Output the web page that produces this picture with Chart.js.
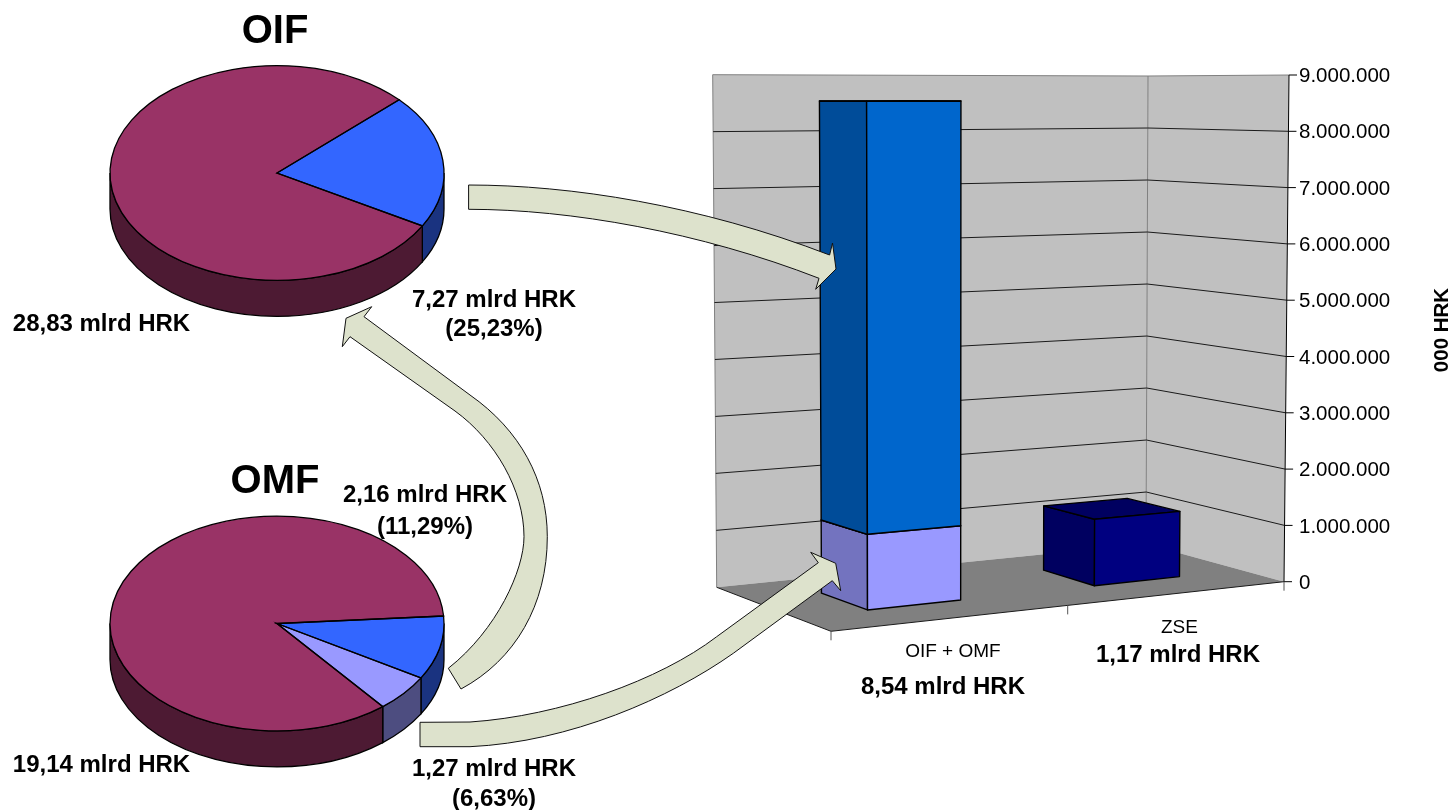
<!DOCTYPE html>
<html>
<head>
<meta charset="utf-8">
<title>OIF OMF ZSE</title>
<script src="https://cdn.jsdelivr.net/npm/chart.js@4"></script>
<style>
    html, body { margin: 0; padding: 0; background: #ffffff; overflow: hidden; }
    canvas { position: absolute; left: 0; top: 0; }
</style>
</head>
<body>
<canvas id="pieOif" width="1453" height="810"></canvas>
<canvas id="pieOmf" width="1453" height="810"></canvas>
<canvas id="barChart" width="1453" height="810"></canvas>
<script>
// pie values, mlrd HRK
const oifLabels = ["Dionice", "Ostalo"];
const oifValues = [7.27, 28.83];
const omfLabels = ["Dionice ZSE", "Dionice ostalo", "Ostalo"];
const omfValues = [2.16, 1.27, 19.14];

// bar values, 000 HRK
const barCategories = ["OIF + OMF", "ZSE"];
const barOmf = [1270000, null];
const barOif = [7270000, null];
const barZse = [null, 1170000];
const axisTicks = ["0", "1.000.000", "2.000.000", "3.000.000", "4.000.000", "5.000.000",
    "6.000.000", "7.000.000", "8.000.000", "9.000.000"];

const MAROON = "#993366", BLUE = "#3366FF", LILAC = "#9999FF";
const sideColors = {};
sideColors[MAROON] = "#4D1A33";
sideColors[BLUE] = "#1A3380";
sideColors[LILAC] = "#4D4D80";

const FONT = '"Liberation Sans", Arial, sans-serif';
Chart.defaults.font.family = FONT;
Chart.defaults.animation = false;

// y is the middle of the capitals, so positions do not depend on the baseline
function label(ctx, text, x, y, size, bold) {
    ctx.save();
    ctx.font = (bold ? "bold " : "") + size + "px " + FONT;
    ctx.fillStyle = "#000000";
    ctx.textAlign = "center";
    ctx.textBaseline = "alphabetic";
    ctx.fillText(text, x, y + size * 0.36);
    ctx.restore();
}

// flattened pie with a rim: squash the arcs, then add the rim and outlines
const PIE_SQUASH = 0.643;
const PIE_DEPTH = 36;

function rimParts(start, end) {
    // only the part of a slice between 0 and 180 degrees faces the viewer
    const parts = [];
    [0, 2 * Math.PI, -2 * Math.PI].forEach(function (shift) {
        const a = Math.max(start, shift), b = Math.min(end, shift + Math.PI);
        if (b > a) parts.push([a, b]);
    });
    return parts;
}

const pie3d = {
    id: "pie3d",
    beforeDatasetsDraw(chart) {
        const ctx = chart.ctx;
        chart.getDatasetMeta(0).data.forEach(function (arc, i) {
            const color = chart.data.datasets[0].backgroundColor[i];
            rimParts(arc.startAngle, arc.endAngle).forEach(function (p) {
                ctx.beginPath();
                ctx.ellipse(arc.x, arc.y, arc.outerRadius, arc.outerRadius * PIE_SQUASH, 0, p[0], p[1]);
                ctx.ellipse(arc.x, arc.y + PIE_DEPTH, arc.outerRadius, arc.outerRadius * PIE_SQUASH, 0, p[1], p[0], true);
                ctx.closePath();
                ctx.fillStyle = sideColors[color];
                ctx.fill();
                ctx.lineWidth = 1.3;
                ctx.strokeStyle = "#000000";
                ctx.stroke();
            });
        });
        const cy = chart.getDatasetMeta(0).data[0].y;
        ctx.save();
        ctx.translate(0, cy);
        ctx.scale(1, PIE_SQUASH);
        ctx.translate(0, -cy);
    },
    afterDatasetsDraw(chart) {
        const ctx = chart.ctx;
        ctx.restore();
        chart.getDatasetMeta(0).data.forEach(function (arc) {
            ctx.beginPath();
            ctx.moveTo(arc.x, arc.y);
            ctx.ellipse(arc.x, arc.y, arc.outerRadius, arc.outerRadius * PIE_SQUASH, 0, arc.startAngle, arc.endAngle);
            ctx.closePath();
            ctx.lineWidth = 1.3;
            ctx.strokeStyle = "#000000";
            ctx.stroke();
        });
    }
};

const pieTexts = {
    id: "pieTexts",
    afterDraw(chart) {
        const ctx = chart.ctx;
        if (chart.canvas.id === "pieOif") {
            label(ctx, "OIF", 275, 29, 40, true);
            label(ctx, "28,83 mlrd HRK", 101.5, 322, 24, true);
            label(ctx, "7,27 mlrd HRK", 494, 298, 24, true);
            label(ctx, "(25,23%)", 494, 327, 24, true);
        } else {
            label(ctx, "OMF", 275, 479, 40, true);
            label(ctx, "2,16 mlrd HRK", 425, 493, 24, true);
            label(ctx, "(11,29%)", 425, 525, 24, true);
            label(ctx, "19,14 mlrd HRK", 101.5, 763, 24, true);
            label(ctx, "1,27 mlrd HRK", 494, 767, 24, true);
            label(ctx, "(6,63%)", 494, 797, 24, true);
        }
    }
};

function pieChart(id, labels, values, colors, rotation, cy) {
    return new Chart(document.getElementById(id), {
        type: "pie",
        data: {
            labels: labels,
            datasets: [{ data: values, backgroundColor: colors, borderWidth: 0, hoverOffset: 0 }]
        },
        options: {
            responsive: false,
            events: [],
            rotation: rotation,
            layout: { padding: { left: 110, right: 1453 - 444, top: cy - 167, bottom: 810 - cy - 167 } },
            plugins: { legend: { display: false }, tooltip: { enabled: false } }
        },
        plugins: [pie3d, pieTexts]
    });
}

pieChart("pieOif", oifLabels, oifValues, [BLUE, MAROON], 47, 173);
pieChart("pieOmf", omfLabels, omfValues, [BLUE, LILAC, MAROON], 86, 623.5);

// box corners of the 3d plot, [x, y], front/back at floor and at the axis maximum
const floorBox = { fl: [831, 631.3], fr: [1284, 581.7], br: [1146, 544], bl: [716.7, 587.3] };
const roofBox = { fl: [830, 73], fr: [1289, 75], br: [1148, 76], bl: [712.7, 74.7] };
const BAR_FRONT = 0.31, BAR_BACK = 0.70;

// u across, d into the depth, t up, each from 0 to 1
function project(u, d, t) {
    const w = u + 0.09 * u * (1 - u); // near side of the floor is wider
    const corner = function (k, n) {
        const f = floorBox, r = roofBox;
        const low = f.fl[n] * (1 - w) * (1 - d) + f.fr[n] * w * (1 - d) + f.bl[n] * (1 - w) * d + f.br[n] * w * d;
        const top = r.fl[n] * (1 - w) * (1 - d) + r.fr[n] * w * (1 - d) + r.bl[n] * (1 - w) * d + r.br[n] * w * d;
        return low + (top - low) * k;
    };
    return [corner(t, 0), corner(t, 1)];
}

function poly(ctx, points, fill, stroke, width) {
    ctx.beginPath();
    points.forEach(function (p, i) {
        if (i === 0) ctx.moveTo(p[0], p[1]); else ctx.lineTo(p[0], p[1]);
    });
    if (fill) {
        ctx.closePath();
        ctx.fillStyle = fill;
        ctx.fill();
    }
    if (stroke) {
        ctx.strokeStyle = stroke;
        ctx.lineWidth = width || 1;
        ctx.stroke();
    }
}

const ratioOf = function (scale, px) { return (scale.bottom - px) / (scale.bottom - scale.top); };

const box3d = {
    id: "box3d",
    beforeDatasetsDraw(chart) {
        const ctx = chart.ctx, y = chart.scales.y;
        poly(ctx, [project(0, 1, 0), project(1, 1, 0), project(1, 1, 1), project(0, 1, 1)], "#C0C0C0", null);
        poly(ctx, [project(1, 1, 0), project(1, 0, 0), project(1, 0, 1), project(1, 1, 1)], "#C0C0C0", null);
        poly(ctx, [project(0, 0, 0), project(1, 0, 0), project(1, 1, 0), project(0, 1, 0)], "#808080", null);
        poly(ctx, [project(0, 1, 0), project(0, 1, 1), project(1, 1, 1), project(1, 0, 1)], null, "#808080");
        poly(ctx, [project(1, 1, 0), project(1, 1, 1)], null, "#808080");

        y.ticks.forEach(function (tick) {
            const t = ratioOf(y, y.getPixelForValue(tick.value));
            if (t > 0 && t < 1) {
                poly(ctx, [project(0, 1, t), project(1, 1, t), project(1, 0, t)], null, "#1a1a1a");
            }
        });
        poly(ctx, [project(0, 1, 0), project(0, 0, 0), project(1, 0, 0)], null, "#1a1a1a");
    },
    beforeDatasetDraw() {
        // the flat rectangles are replaced by the boxes drawn below
        return false;
    },
    afterDatasetsDraw(chart) {
        const ctx = chart.ctx, x = chart.scales.x, y = chart.scales.y;
        ctx.lineJoin = "round";
        // bottom of a stack first, so the upper box covers its top face
        chart.data.datasets.forEach(function (dataset, index) {
            chart.getDatasetMeta(index).data.forEach(function (bar, i) {
                if (dataset.data[i] === null) return;
                const u0 = (bar.x - bar.width / 2 - x.left) / (x.right - x.left);
                const u1 = (bar.x + bar.width / 2 - x.left) / (x.right - x.left);
                const t0 = ratioOf(y, bar.base), t1 = ratioOf(y, bar.y);
                poly(ctx, [project(u0, BAR_FRONT, t0), project(u0, BAR_BACK, t0), project(u0, BAR_BACK, t1), project(u0, BAR_FRONT, t1)], dataset.sideColor, "#000000", 1.4);
                ctx.closePath();
                poly(ctx, [project(u0, BAR_FRONT, t1), project(u0, BAR_BACK, t1), project(u1, BAR_BACK, t1), project(u1, BAR_FRONT, t1)], dataset.sideColor, "#000000", 1.4);
                poly(ctx, [project(u0, BAR_FRONT, t0), project(u1, BAR_FRONT, t0), project(u1, BAR_FRONT, t1), project(u0, BAR_FRONT, t1)], dataset.backgroundColor, "#000000", 1.4);
            });
        });
    },
    afterDraw(chart) {
        const ctx = chart.ctx, y = chart.scales.y;

        // value axis and its tick marks follow the leaning front edge of the box
        poly(ctx, [project(1, 0, 0), project(1, 0, 1)], null, "#000000");
        y.ticks.forEach(function (tick) {
            const p = project(1, 0, ratioOf(y, y.getPixelForValue(tick.value)));
            poly(ctx, [p, [p[0] + 8, p[1]]], null, "#000000");
        });
        [0, 0.5, 1].forEach(function (u) {
            const p = project(u, 0, 0);
            poly(ctx, [p, [p[0], p[1] + 9]], null, "#555555");
        });

        barCategories.forEach(function (name, i) {
            const p = project(0.25 + i * 0.5, 0, 0);
            label(ctx, name, p[0] + 1, p[1] + 32.5, 19, false);
        });
        label(ctx, "8,54 mlrd HRK", 943, 685, 24, true);
        label(ctx, "1,17 mlrd HRK", 1178, 653, 24, true);

        ctx.save();
        ctx.translate(1441, 330);
        ctx.rotate(-Math.PI / 2);
        label(ctx, "000 HRK", 0, 0, 20.5, true);
        ctx.restore();

        // block arrows between the pies and the bar
        const arrows = [
            "M468.6 185 C570 185 700 205 829.6 255 L832.5 243 L836 269 L815.7 289.3 L819 278.3 C700 232 570 209.3 468.6 209.3 Z",
            "M461 689 C515 660 547.3 605 547.3 536.7 C547.3 480 520 430 470 395 L364 316.7 L371.7 306.7 L346 318.3 L342.3 346.7 L350 336.7 L455 411 C495 440 524 490 524 536.7 C524 570 497 630 448.3 668.3 Z",
            "M420 722.3 L470 722 C560 716 660 680 716.7 636.7 L818.3 562.7 L810.7 552.3 L835.7 563.3 L840.7 590.7 L832.3 580.7 L733.3 653.3 C670 698 570 742 470 746.7 L420 746.7 Z"
        ];
        arrows.forEach(function (d) {
            const path = new Path2D(d);
            ctx.fillStyle = "#DDE2CC";
            ctx.fill(path);
            ctx.strokeStyle = "#111111";
            ctx.lineWidth = 1;
            ctx.stroke(path);
        });
    }
};

new Chart(document.getElementById("barChart"), {
    type: "bar",
    data: {
        labels: barCategories,
        datasets: [
            { label: "OMF", data: barOmf, backgroundColor: LILAC, sideColor: "#7373BF" },
            { label: "OIF", data: barOif, backgroundColor: "#0066CC", sideColor: "#004C99" },
            { label: "ZSE", data: barZse, backgroundColor: "#000080", sideColor: "#000060" }
        ]
    },
    options: {
        responsive: false,
        events: [],
        categoryPercentage: 1,
        barPercentage: 0.4,
        layout: { padding: { left: 713, top: 76.5, bottom: 810 - 583.2, right: 0 } },
        scales: {
            x: { stacked: true, display: false },
            y: {
                stacked: true,
                position: "right",
                min: 0,
                max: 9000000,
                ticks: {
                    stepSize: 1000000,
                    padding: 7,
                    color: "#000000",
                    font: { size: 20.5 },
                    callback: function (value, index) { return axisTicks[index]; }
                },
                grid: { display: false, drawTicks: true, tickLength: 8 },
                border: { display: false },
                afterFit: function (scale) { scale.width = 1453 - 1284; }
            }
        },
        plugins: { legend: { display: false }, tooltip: { enabled: false } }
    },
    plugins: [box3d]
});
</script>
</body>
</html>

Stated goal: Leave out the pictures, then repeat the listing above exactly from its first line to the line with "const PIE_DEPTH = 36;", inclusive.

Correct response:
Output the web page that produces this picture with Chart.js.
<!DOCTYPE html>
<html>
<head>
<meta charset="utf-8">
<title>OIF OMF ZSE</title>
<script src="https://cdn.jsdelivr.net/npm/chart.js@4"></script>
<style>
    html, body { margin: 0; padding: 0; background: #ffffff; overflow: hidden; }
    canvas { position: absolute; left: 0; top: 0; }
</style>
</head>
<body>
<canvas id="pieOif" width="1453" height="810"></canvas>
<canvas id="pieOmf" width="1453" height="810"></canvas>
<canvas id="barChart" width="1453" height="810"></canvas>
<script>
// pie values, mlrd HRK
const oifLabels = ["Dionice", "Ostalo"];
const oifValues = [7.27, 28.83];
const omfLabels = ["Dionice ZSE", "Dionice ostalo", "Ostalo"];
const omfValues = [2.16, 1.27, 19.14];

// bar values, 000 HRK
const barCategories = ["OIF + OMF", "ZSE"];
const barOmf = [1270000, null];
const barOif = [7270000, null];
const barZse = [null, 1170000];
const axisTicks = ["0", "1.000.000", "2.000.000", "3.000.000", "4.000.000", "5.000.000",
    "6.000.000", "7.000.000", "8.000.000", "9.000.000"];

const MAROON = "#993366", BLUE = "#3366FF", LILAC = "#9999FF";
const sideColors = {};
sideColors[MAROON] = "#4D1A33";
sideColors[BLUE] = "#1A3380";
sideColors[LILAC] = "#4D4D80";

const FONT = '"Liberation Sans", Arial, sans-serif';
Chart.defaults.font.family = FONT;
Chart.defaults.animation = false;

// y is the middle of the capitals, so positions do not depend on the baseline
function label(ctx, text, x, y, size, bold) {
    ctx.save();
    ctx.font = (bold ? "bold " : "") + size + "px " + FONT;
    ctx.fillStyle = "#000000";
    ctx.textAlign = "center";
    ctx.textBaseline = "alphabetic";
    ctx.fillText(text, x, y + size * 0.36);
    ctx.restore();
}

// flattened pie with a rim: squash the arcs, then add the rim and outlines
const PIE_SQUASH = 0.643;
const PIE_DEPTH = 36;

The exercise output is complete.